Fast algorithm for computing longest common subsequences of small alphabet size

Abstract

Given two strings of lengths m and n≥m on an alphabet of size s, the longest common subsequence (LCS) problem is to determine the longest subsequence that can be obtained by deleting zero or more symbols from either string. The first O(mn) algorithm was given by Hirschberg in 1975. The algorithm was later revised to O(ln), where l is the length of an LCS between the two strings. Another strategy given by Hunt and Szymanski takes O(rlogn) time, where r≤mn is the total number of matches between the two strings. Apostolico and Guerra combined the two approaches and derived an O(mlogn + dlog(mn/d)) algorithm, where d≤r is the number of dominant matches (minimal candidates) between the two strings.

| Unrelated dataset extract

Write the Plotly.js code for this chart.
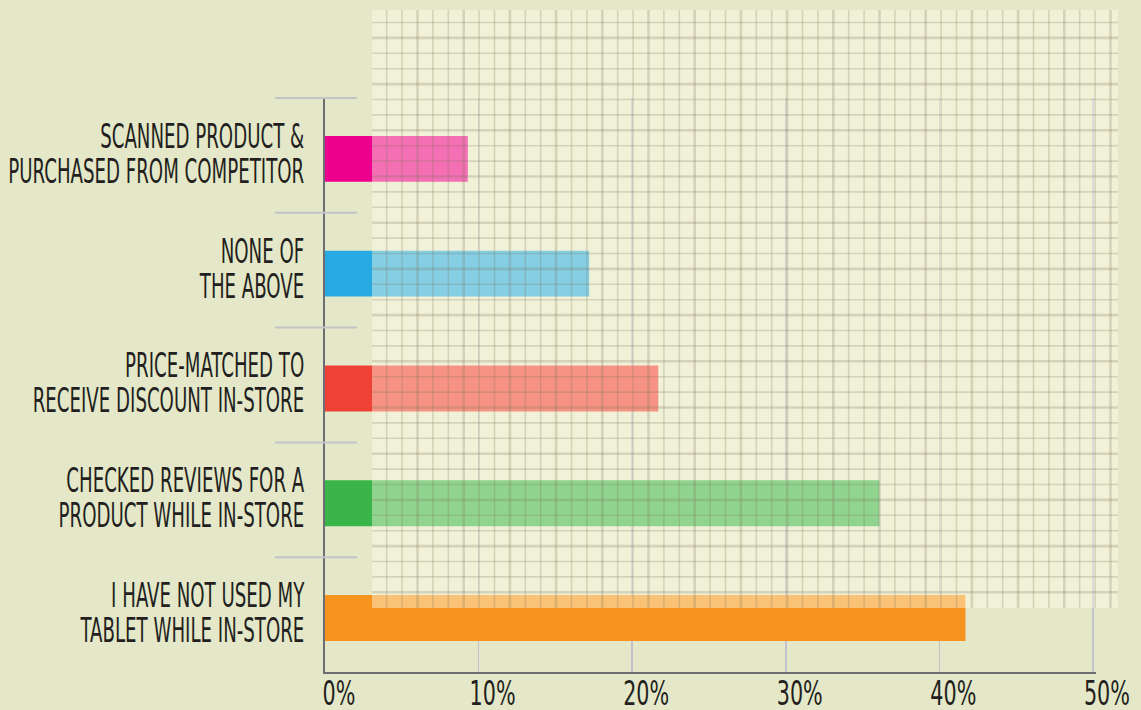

Efficient algorithms for two similar strings were devised by Nakatsu et al. [7] and Myers [6] with time complexities of O(n(m-l)) and O(n(n-l)), respectively. This paper presents a new algorithm for this problem, which requires preprocessing that is nearly standard for the LCS problem and has time and space complexity of O(ns + min {ds, lm}) and O(ns + d), respectively. This algorithm is particularly efficient when s (the alphabet size) is small. Different data structures are used to obtain variations of the basic algorithm that require different time and space complexities.